### Dataset records
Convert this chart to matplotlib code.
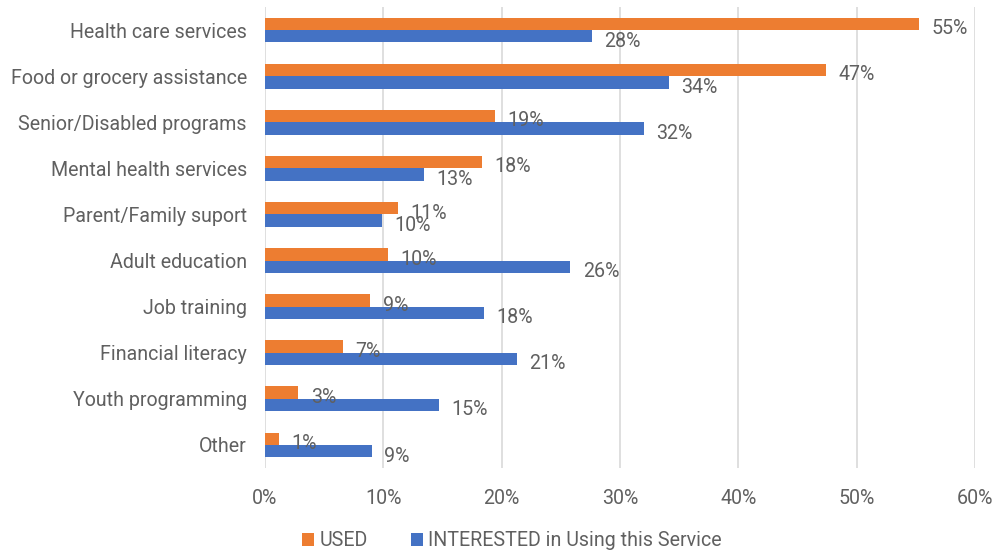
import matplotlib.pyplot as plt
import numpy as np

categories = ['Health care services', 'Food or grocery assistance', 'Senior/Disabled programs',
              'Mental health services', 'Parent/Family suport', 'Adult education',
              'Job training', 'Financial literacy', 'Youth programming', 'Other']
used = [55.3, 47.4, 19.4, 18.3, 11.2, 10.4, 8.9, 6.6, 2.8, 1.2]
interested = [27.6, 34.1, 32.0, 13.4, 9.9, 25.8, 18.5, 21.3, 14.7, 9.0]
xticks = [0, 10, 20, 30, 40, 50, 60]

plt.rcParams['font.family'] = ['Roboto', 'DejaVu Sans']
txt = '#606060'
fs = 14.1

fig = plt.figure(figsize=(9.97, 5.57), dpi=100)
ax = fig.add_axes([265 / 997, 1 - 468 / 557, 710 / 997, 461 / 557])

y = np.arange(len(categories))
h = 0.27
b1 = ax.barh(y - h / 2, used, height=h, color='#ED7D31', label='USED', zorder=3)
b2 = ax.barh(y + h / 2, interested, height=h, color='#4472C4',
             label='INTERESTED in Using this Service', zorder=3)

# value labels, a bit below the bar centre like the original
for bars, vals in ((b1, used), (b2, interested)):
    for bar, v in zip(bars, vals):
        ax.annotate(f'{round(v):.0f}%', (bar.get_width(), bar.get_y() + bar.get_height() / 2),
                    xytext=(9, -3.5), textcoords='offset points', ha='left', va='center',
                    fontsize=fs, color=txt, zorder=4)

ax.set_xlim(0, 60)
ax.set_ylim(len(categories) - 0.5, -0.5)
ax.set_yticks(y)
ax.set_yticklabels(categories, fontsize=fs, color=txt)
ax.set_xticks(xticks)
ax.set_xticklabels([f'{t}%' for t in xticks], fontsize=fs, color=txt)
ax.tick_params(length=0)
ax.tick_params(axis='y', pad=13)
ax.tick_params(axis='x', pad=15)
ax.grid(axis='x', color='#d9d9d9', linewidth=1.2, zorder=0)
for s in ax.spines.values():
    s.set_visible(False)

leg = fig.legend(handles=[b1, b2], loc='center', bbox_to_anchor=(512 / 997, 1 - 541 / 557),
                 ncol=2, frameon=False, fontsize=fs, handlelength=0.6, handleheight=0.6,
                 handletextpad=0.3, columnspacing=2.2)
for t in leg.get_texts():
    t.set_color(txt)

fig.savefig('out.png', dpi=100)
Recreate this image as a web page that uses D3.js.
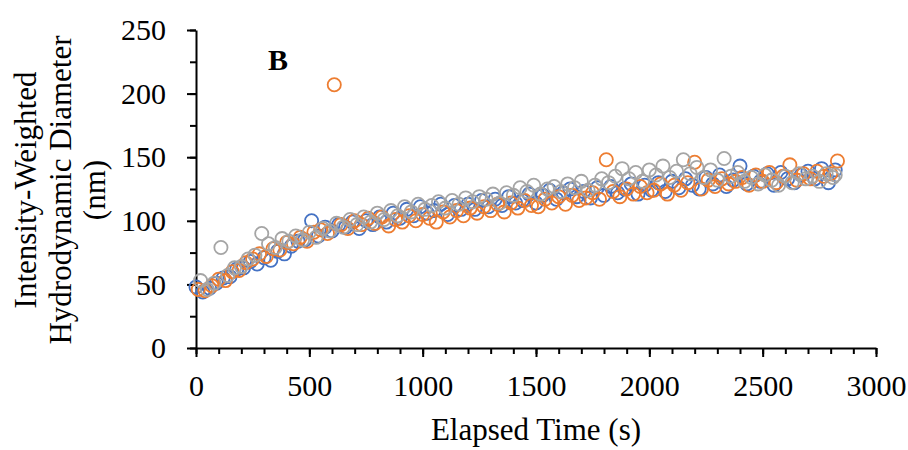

* * *

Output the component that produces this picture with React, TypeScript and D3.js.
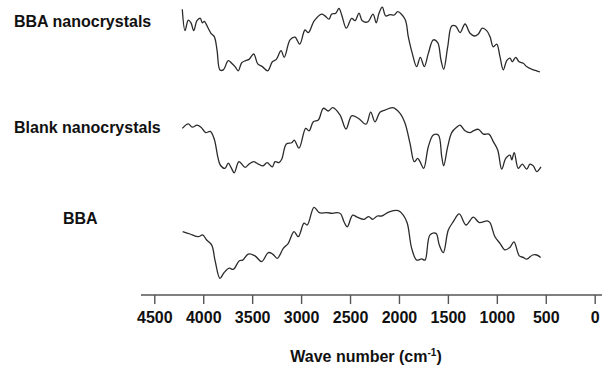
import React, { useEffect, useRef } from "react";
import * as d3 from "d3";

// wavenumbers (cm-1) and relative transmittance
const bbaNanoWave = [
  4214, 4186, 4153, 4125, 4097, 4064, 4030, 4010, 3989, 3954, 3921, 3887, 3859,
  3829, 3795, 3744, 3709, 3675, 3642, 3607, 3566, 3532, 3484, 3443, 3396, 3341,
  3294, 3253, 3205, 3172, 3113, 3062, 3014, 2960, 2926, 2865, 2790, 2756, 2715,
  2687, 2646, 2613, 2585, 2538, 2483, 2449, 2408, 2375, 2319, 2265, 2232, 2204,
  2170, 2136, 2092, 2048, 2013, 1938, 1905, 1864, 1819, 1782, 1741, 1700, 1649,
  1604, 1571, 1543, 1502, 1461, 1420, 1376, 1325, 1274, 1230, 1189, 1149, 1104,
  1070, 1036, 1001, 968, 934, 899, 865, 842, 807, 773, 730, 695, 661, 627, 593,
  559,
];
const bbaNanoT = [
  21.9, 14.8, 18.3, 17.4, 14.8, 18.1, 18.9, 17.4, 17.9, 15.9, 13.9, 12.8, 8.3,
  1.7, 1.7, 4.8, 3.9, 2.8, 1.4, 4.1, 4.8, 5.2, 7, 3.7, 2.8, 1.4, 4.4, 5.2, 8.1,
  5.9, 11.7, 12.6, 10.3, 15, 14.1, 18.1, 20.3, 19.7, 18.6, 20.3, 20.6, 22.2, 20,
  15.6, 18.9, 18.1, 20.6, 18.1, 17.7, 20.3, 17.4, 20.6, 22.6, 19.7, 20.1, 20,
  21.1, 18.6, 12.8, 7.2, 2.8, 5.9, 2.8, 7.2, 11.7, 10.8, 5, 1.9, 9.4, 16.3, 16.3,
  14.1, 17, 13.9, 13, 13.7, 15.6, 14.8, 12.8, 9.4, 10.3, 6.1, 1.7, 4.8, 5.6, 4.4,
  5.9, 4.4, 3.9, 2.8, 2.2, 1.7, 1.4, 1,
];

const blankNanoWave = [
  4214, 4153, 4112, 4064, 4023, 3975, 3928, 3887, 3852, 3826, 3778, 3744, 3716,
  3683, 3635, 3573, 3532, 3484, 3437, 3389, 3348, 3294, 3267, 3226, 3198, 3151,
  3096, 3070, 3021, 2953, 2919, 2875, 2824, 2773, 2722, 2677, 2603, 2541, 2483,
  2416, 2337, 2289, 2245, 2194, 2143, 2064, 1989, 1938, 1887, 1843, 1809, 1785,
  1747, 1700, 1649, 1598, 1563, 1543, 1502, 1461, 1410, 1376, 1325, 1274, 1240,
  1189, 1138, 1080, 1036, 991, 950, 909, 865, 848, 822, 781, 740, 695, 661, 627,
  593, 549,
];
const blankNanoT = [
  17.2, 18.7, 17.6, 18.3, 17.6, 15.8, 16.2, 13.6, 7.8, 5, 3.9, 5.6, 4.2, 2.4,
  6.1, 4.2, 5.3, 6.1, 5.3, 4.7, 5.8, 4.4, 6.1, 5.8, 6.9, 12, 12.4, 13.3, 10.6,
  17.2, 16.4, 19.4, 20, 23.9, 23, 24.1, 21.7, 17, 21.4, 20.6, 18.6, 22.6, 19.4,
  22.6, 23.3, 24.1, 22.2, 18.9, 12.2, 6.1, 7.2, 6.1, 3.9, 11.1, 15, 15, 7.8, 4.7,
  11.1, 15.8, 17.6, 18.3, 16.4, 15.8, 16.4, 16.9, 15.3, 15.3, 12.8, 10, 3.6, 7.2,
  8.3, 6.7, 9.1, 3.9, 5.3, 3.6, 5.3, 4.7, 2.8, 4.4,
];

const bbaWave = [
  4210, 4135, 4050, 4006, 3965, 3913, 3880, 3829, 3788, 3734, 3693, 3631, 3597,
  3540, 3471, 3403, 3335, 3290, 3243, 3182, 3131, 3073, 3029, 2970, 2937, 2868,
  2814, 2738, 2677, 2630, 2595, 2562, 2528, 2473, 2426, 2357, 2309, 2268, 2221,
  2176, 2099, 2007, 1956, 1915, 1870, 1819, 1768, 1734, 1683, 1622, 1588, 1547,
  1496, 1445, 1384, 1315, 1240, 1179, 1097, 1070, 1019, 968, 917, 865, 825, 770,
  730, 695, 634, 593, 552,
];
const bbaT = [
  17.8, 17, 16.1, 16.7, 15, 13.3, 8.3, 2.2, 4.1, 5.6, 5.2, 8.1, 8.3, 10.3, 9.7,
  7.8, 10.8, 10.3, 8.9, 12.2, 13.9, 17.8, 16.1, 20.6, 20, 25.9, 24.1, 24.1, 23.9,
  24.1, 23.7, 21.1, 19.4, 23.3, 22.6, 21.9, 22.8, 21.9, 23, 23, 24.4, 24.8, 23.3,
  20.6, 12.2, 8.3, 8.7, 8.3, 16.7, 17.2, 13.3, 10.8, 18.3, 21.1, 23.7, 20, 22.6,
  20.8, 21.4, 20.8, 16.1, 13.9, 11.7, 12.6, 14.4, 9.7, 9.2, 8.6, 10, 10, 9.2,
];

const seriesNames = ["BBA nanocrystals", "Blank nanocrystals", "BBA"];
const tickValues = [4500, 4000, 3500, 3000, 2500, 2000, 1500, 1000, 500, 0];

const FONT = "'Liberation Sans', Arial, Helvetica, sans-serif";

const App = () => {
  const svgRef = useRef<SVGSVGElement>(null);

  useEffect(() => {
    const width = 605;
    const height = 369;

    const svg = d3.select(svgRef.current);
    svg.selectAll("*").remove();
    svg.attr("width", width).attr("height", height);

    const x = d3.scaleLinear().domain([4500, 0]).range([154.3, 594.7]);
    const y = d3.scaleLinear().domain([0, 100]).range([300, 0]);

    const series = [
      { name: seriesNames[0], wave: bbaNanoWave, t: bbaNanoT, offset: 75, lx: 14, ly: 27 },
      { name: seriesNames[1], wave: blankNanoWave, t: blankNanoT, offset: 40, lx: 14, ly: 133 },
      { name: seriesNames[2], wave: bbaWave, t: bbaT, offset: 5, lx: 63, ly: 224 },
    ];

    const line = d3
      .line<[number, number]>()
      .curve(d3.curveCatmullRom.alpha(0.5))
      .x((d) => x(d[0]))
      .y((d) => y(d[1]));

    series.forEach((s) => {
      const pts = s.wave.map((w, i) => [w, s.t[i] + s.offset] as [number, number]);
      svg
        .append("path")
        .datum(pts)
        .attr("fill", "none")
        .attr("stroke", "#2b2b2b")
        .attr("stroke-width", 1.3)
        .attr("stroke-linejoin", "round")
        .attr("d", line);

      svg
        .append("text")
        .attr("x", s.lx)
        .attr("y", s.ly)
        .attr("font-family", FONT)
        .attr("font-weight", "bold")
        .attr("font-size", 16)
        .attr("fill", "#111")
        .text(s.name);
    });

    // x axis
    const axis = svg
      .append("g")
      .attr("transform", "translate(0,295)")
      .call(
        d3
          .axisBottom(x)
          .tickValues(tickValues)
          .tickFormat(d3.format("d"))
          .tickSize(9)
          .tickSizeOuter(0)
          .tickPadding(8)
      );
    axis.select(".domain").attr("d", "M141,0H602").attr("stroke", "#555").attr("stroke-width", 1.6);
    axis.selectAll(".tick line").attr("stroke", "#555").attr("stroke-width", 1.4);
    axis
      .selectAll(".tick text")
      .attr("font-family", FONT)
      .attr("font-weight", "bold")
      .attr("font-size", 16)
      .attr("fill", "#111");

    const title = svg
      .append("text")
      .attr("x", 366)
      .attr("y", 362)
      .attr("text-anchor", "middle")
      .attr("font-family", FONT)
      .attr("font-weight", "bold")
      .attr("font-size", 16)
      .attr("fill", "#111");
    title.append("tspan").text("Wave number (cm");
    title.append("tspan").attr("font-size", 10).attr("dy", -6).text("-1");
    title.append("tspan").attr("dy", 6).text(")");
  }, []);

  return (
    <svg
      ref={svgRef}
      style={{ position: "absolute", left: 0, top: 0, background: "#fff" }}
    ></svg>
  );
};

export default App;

### Stated problem
Copy word for word every line from the one with "Output the component" through the one with "import * as", including both. No pictures belong in the copy.

### Finished exercise
Output the component that produces this picture with React, TypeScript and D3.js.
import React, { useEffect, useRef } from "react";
import * as d3 from "d3";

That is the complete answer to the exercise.